Los comunistas estaban acabados. El visitante europeo lo había dicho y todos los periódicos lo repetían. En cierto sentido, los norteamericanos habían ganado. El camarada Thimma seguiría hablando y hablando, pero pronto ya no habría de qué hablar, porque Marx había enmudecido. La dialéctica se había disuelto y se había convertido en polvo. Y lo mismo Gandhi, y lo mismo Nehru. Los jóvenes conducían coches Suzuki nuevos por las calles de Kittur y en sus radios sonaba a todo volumen música pop occidental; los jóvenes tomaban cucuruchos de helado de frambuesa, llevaban relojes relucientes de metal.
Tomó un panfleto y lo arrojó contra el póster soviético, con lo que asustó a un lagarto que estaba escondido detrás.
«¿Os creéis que ya no caben los privilegios en la India? ¿Os creéis que a un licenciado en la Universidad de Madrás, a todo un brahmán, se le puede dejar tirado tan fácilmente?».
Mientras el autobús avanzaba traqueteando, Murali sujetaba con fuerza una carta del Gobierno del estado de Karnataka, según la cual estaba a punto de llegar otra remesa de dinero para la viuda del granjero Arasu Deva Gowda (siempre y cuando firmase previamente). Ocho mil rupias.
Tras pedir indicaciones, llegó a la casa del prestamista. La divisó de lejos: era la más grande del pueblo, con la fachada pintada de rosa y un pórtico con columnas. Ésa era la casa construida con el tres por ciento de interés compuesto mensual.
El prestamista, un hombre gordo de tez oscura, estaba vendiéndole grano a un grupo de granjeros; junto a él, un chico gordo de tez oscura, seguramente su hijo, hacía anotaciones en un libro. Murali se detuvo a admirar aquella estampa: el genio de la explotación en estado puro. Le vendes tu grano al granjero. Te libras así de tus existencias defectuosas. Y le das un préstamo para que pueda comprártelo. Le haces pagar el tres por ciento mensual. El treinta y seis por ciento anual. ¡No: más aún, mucho más! ¡Interés compuesto! ¡Qué diabólico, qué brillante! Y pensar que él daba por supuesto, se dijo con una sonrisa, que dominar la dialéctica era una señal de inteligencia.

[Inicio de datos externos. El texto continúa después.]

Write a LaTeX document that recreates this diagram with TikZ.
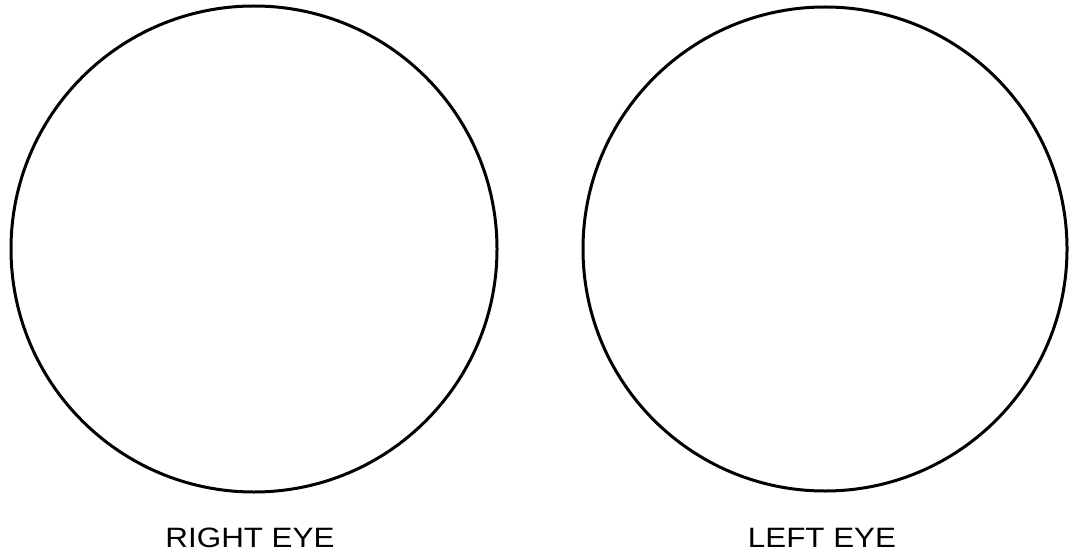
\documentclass[tikz,border=0pt]{standalone}
\usepackage{fontspec}
\setmainfont{Liberation Sans}
\usepackage{tikz}
\usetikzlibrary{positioning}
\tikzstyle{eye} = [circle, draw=black, line width=3pt, minimum size=486pt, inner sep=0pt, outer sep=0pt]
\tikzstyle{eyelabel} = [font=\fontsize{28}{32}\selectfont, inner sep=0pt, anchor=base, xscale=1.12]

\begin{document}
\begin{tikzpicture}[x=1pt, y=-1pt]
    \useasboundingbox (0,0) rectangle (1070,556);
    \node (reye) [eye] at (254,249) {};
    \node (leye) [eye, minimum size=484pt] at (825,249) {};

    \node (rtext) [eyelabel] at (250,547) {RIGHT EYE};
    \node (ltext) [eyelabel] at (822,547) {LEFT EYE};
\end{tikzpicture}
\end{document}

Cuando Murali se le acercó, el prestamista estaba hundiendo la mano en el grano; al sacarla, su piel de color chocolate salió revestida de un polvillo amarillo, como el pico de un pájaro cubierto de polen.
Sin limpiarse, el hombre tomó la carta que le tendía Murali. Detrás, en un nicho abierto en la pared de la casa, reposaba una estatua roja gigante de Ganesha, con su vientre abultado. Había una mujer gorda, rodeada de niños gorditos, sentada en un catre de mimbre. Y desde más allá, llegaba el hedor de una criatura dedicada exclusivamente a comer y defecar: un búfalo de agua, sin duda.

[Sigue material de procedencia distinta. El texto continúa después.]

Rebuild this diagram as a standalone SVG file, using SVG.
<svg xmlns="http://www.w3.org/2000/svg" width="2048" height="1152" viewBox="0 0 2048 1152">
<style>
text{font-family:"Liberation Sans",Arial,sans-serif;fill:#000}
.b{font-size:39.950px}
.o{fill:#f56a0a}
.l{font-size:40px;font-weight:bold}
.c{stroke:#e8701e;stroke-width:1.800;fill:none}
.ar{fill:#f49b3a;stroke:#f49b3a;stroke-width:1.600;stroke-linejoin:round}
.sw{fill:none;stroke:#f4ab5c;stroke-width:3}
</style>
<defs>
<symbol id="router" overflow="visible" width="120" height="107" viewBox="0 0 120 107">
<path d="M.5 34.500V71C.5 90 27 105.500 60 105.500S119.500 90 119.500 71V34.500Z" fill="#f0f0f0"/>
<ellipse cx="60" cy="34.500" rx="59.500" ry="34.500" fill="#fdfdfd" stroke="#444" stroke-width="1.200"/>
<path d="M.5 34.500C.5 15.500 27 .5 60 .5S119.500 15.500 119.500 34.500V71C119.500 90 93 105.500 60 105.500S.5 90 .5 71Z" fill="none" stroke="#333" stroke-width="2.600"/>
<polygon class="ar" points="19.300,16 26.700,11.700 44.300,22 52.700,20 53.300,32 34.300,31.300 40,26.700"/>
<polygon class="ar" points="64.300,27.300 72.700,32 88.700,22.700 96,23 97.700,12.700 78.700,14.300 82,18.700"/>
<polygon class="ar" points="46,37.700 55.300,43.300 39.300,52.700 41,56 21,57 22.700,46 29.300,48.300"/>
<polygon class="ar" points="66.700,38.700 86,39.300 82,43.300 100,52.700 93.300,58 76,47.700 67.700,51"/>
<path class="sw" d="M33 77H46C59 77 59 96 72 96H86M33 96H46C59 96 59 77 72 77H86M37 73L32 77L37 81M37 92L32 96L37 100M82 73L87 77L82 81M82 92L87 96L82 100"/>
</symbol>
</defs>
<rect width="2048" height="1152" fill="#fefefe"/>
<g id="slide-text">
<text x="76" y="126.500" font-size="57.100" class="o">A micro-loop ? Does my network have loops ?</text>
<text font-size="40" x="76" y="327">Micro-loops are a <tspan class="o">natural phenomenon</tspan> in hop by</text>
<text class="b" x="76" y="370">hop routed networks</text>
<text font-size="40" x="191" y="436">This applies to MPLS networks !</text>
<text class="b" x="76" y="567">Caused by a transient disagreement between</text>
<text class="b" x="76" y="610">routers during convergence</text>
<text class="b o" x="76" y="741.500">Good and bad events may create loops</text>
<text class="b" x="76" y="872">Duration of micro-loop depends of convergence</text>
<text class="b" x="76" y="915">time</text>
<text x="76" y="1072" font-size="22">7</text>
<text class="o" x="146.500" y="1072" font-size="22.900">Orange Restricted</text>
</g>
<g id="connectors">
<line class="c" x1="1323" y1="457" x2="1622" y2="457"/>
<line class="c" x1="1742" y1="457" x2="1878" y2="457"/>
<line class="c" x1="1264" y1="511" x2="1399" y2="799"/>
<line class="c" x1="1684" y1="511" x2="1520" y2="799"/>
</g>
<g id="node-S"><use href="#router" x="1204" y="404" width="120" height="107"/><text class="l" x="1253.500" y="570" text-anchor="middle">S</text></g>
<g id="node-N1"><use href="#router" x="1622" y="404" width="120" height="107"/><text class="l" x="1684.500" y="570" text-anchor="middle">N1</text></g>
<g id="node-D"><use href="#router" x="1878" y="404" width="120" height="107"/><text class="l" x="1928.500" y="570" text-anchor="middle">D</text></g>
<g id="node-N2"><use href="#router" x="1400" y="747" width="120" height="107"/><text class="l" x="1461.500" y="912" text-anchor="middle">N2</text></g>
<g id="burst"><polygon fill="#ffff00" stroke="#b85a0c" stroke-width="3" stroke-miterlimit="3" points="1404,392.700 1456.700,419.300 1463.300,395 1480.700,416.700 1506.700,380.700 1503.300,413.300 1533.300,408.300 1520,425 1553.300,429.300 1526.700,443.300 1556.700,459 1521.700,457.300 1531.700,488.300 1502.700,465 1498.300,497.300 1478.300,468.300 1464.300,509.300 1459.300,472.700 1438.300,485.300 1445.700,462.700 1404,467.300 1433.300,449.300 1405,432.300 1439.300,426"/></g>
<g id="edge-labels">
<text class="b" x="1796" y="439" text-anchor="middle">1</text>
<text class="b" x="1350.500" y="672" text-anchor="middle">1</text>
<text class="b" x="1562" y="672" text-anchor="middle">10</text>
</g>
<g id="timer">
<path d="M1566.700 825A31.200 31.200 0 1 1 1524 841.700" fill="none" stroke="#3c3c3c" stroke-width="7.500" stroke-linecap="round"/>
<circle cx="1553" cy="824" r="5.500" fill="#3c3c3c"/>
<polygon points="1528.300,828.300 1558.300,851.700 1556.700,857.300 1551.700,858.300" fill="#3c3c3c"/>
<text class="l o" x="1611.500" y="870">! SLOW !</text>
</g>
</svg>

—¿Sabía que el Gobierno le ha pagado a la viuda otras ocho mil rupias? —le dijo Murali—. Si todavía le queda deuda pendiente, ahora es el momento de cobrarla. Ella está en condiciones de pagar.
—¿Usted quién es? —le preguntó el prestamista con ojillos suspicaces.

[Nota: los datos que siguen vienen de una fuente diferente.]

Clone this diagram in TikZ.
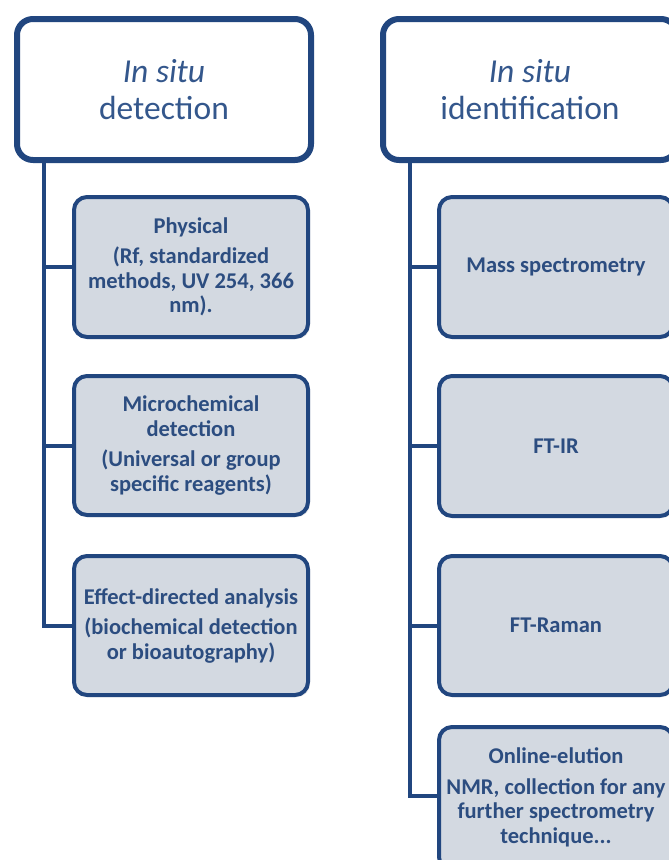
\documentclass[tikz,border=0pt]{standalone}
\usepackage{fontspec}
\setmainfont{Carlito}
\usetikzlibrary{shadows}
\definecolor{navy}{HTML}{21467F}
\definecolor{txtblue}{HTML}{2C4D80}
\definecolor{hdrblue}{HTML}{34578C}
\definecolor{boxgray}{HTML}{D3D9E1}
\tikzset{
  hdr/.style={draw=navy, line width=6pt, rounded corners=16pt, fill=white,
    anchor=north west, align=center, text=hdrblue, inner sep=0pt,
    font=\fontsize{33.5}{37}\selectfont,
    drop shadow={shadow xshift=2pt, shadow yshift=-2pt, opacity=0.25, fill=gray}},
  child/.style={draw=navy, line width=4pt, rounded corners=13pt, fill=boxgray,
    anchor=north west, align=center, text=txtblue, inner sep=0pt,
    font=\fontsize{22.5}{24.5}\selectfont\bfseries,
    drop shadow={shadow xshift=2pt, shadow yshift=-2pt, opacity=0.2, fill=gray}},
  conn/.style={draw=navy, line width=4pt}
}
\begin{document}
\begin{tikzpicture}[x=1pt,y=-1pt]
\useasboundingbox (0,0) rectangle (669,860);
\clip (0,0) rectangle (669,860);
% headers
\node[hdr, minimum width=294pt, minimum height=141pt] (h1) at (14,16) {\itshape In situ\\ detection};
\node[hdr, minimum width=294pt, minimum height=141pt] (h2) at (380,16) {\itshape In situ\\ identification};
% left children
\node[child, minimum width=234pt, minimum height=140pt] (a1) at (72,195)
  {Physical\\[6pt] (Rf, standardized\\ methods, UV 254, 366\\ nm).};
\node[child, minimum width=234pt, minimum height=139pt] (a2) at (72,374)
  {Microchemical\\ detection\\[6pt] (Universal or group\\ specific reagents)};
\node[child, minimum width=234pt, minimum height=139pt] (a3) at (72,554)
  {Effect-directed analysis\\[6pt] (biochemical detection\\ or bioautography)};
% right children
\node[child, minimum width=234pt, minimum height=140pt] (b1) at (437,195) {Mass spectrometry};
\node[child, minimum width=234pt, minimum height=140pt] (b2) at (437,374) {FT-IR};
\node[child, minimum width=234pt, minimum height=139pt] (b3) at (437,554) {FT-Raman};
\node[child] (b4) at (437,725)
  {\parbox[c][143pt][t]{234pt}{\centering\vspace{21pt}Online-elution\\[6pt] NMR, collection for any\\ further spectrometry\\ technique...}};
% connectors
\coordinate (l0) at (44,158);
\coordinate (r0) at (410,158);
\draw[conn] (l0) |- (a3.west);
\draw[conn] (l0 |- a1.west) -- (a1.west);
\draw[conn] (l0 |- a2.west) -- (a2.west);
\draw[conn] (r0) |- ([yshift=3pt]b4.west);
\draw[conn] (r0 |- b1.west) -- (b1.west);
\draw[conn] (r0 |- b2.west) -- (b2.west);
\draw[conn] (r0 |- b3.west) -- (b3.west);
\end{tikzpicture}
\end{document}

Murali vaciló un instante:
—Soy el comunista de cincuenta y cinco años —dijo.
Quería que lo supieran. La vieja y Sulochana. Ahora ambas estaban en sus manos. Lo habían estado desde el día en que habían pisado su oficina.
Cuando volvió a su casa, encontró una carta del camarada Thimma debajo de la puerta. Seguramente la había dejado él mismo, porque ahora no tenía a nadie para hacer entregas.
La tiró sin mirarla. Comprendió, al hacerlo, que estaba deshaciéndose para siempre de su afiliación al Partido Comunista de la India (Marxista-Maoísta). El camarada Thimma, sin una taza de té que llevarse a la boca, seguiría soltando discursos él solo en aquella sala sombría, acusándolo de haberse sumado a los Bernstein, a los Trotski y a toda la legión de apostatas.
A medianoche continuaba despierto. Permanecía tendido mirando el ventilador del techo, cuyas aspas iban cortando la luz de las farolas de la calle y la convertían en breves destellos blancos: llovían sobre él como las primeras partículas de sabiduría que había recibido en su vida.
Contempló mucho rato el borrón reluciente de las aspas del ventilador. Luego, bruscamente, se levantó de la cama.